Still, Souede tossed the riot charges against Gibson and Schultz, saying he was “bewildered” that prosecutors in the district attorney’s office brought a riot charge to trial on the evidence they had. He said a lesser charge may have been appropriate in what he viewed as “an adult version of ‘I’m not touching you.’”

The lawsuit accuses a wide array of current and former Multnomah County and Portland officials, including Mayor Ted Wheeler, Multnomah County District Attorney Mike Schmidt, Portland Police Chief Chuck Lovell and two of his predecessors, as well as the prosecutors and detectives who worked the case against Gibson.

It accuses those officials of an “abusive misuse of governmental authority to punish political opponents” while ignoring actions by leftist demonstrators, which the lawsuit describes as “Antifa.” The lawsuit also states that Wheeler and the Portland media have defamed Gibson by describing him as a “violent, far-right extremist.”

Gibson’s lawyers allege that Portland police detectives opted not to arrest and charge patrons of the cider bar who allegedly kicked and spit on Gibson in 2019, despite him wanting to press charges later.
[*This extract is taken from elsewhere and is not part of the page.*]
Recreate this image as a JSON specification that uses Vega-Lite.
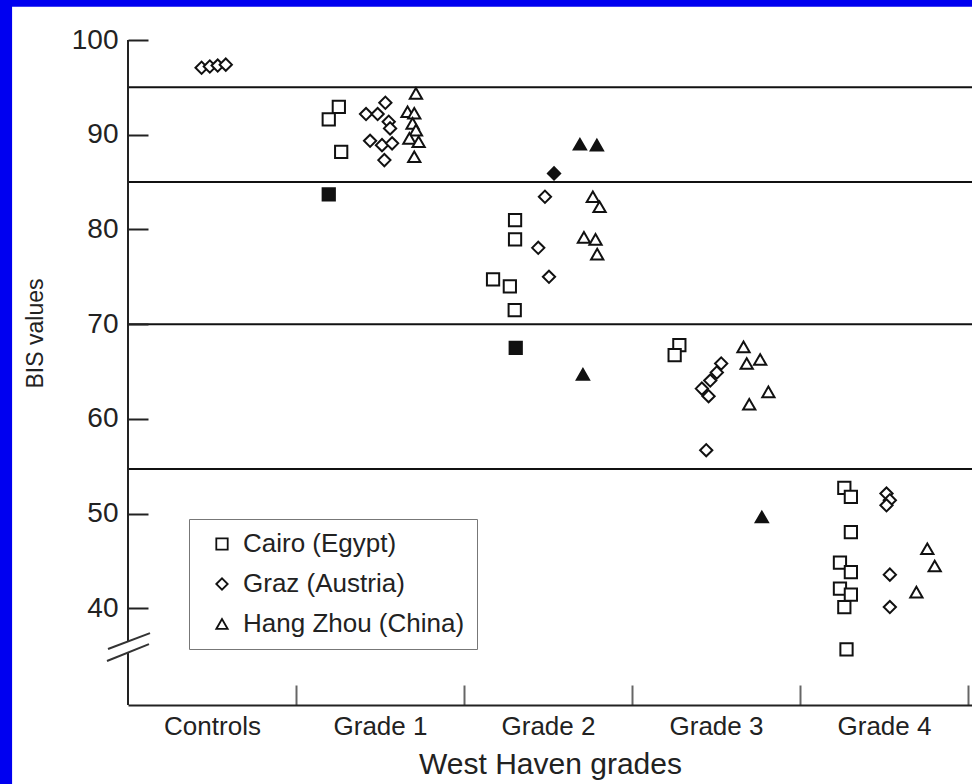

The lawsuit makes mention of a long series of other protests Gibson helped lead or participated in between May 2017 and May 2019, and at one point says the defendants engaged in a “conspiracy” to malign Gibson. As documented by OPB, Gibson’s protests were part of a broader, pitched political battle in Portland throughout Donald Trump’s presidency that often turned violent.

Gibson’s attorney, Angus Lee, said that they are seeking $100 million in damages from Portland and Multnomah County. Lee said his clients have also been targeted because of their views on “patriotism, Christianity, and limited government.”

The Portland city attorney’s office declined to comment on the pending litigation.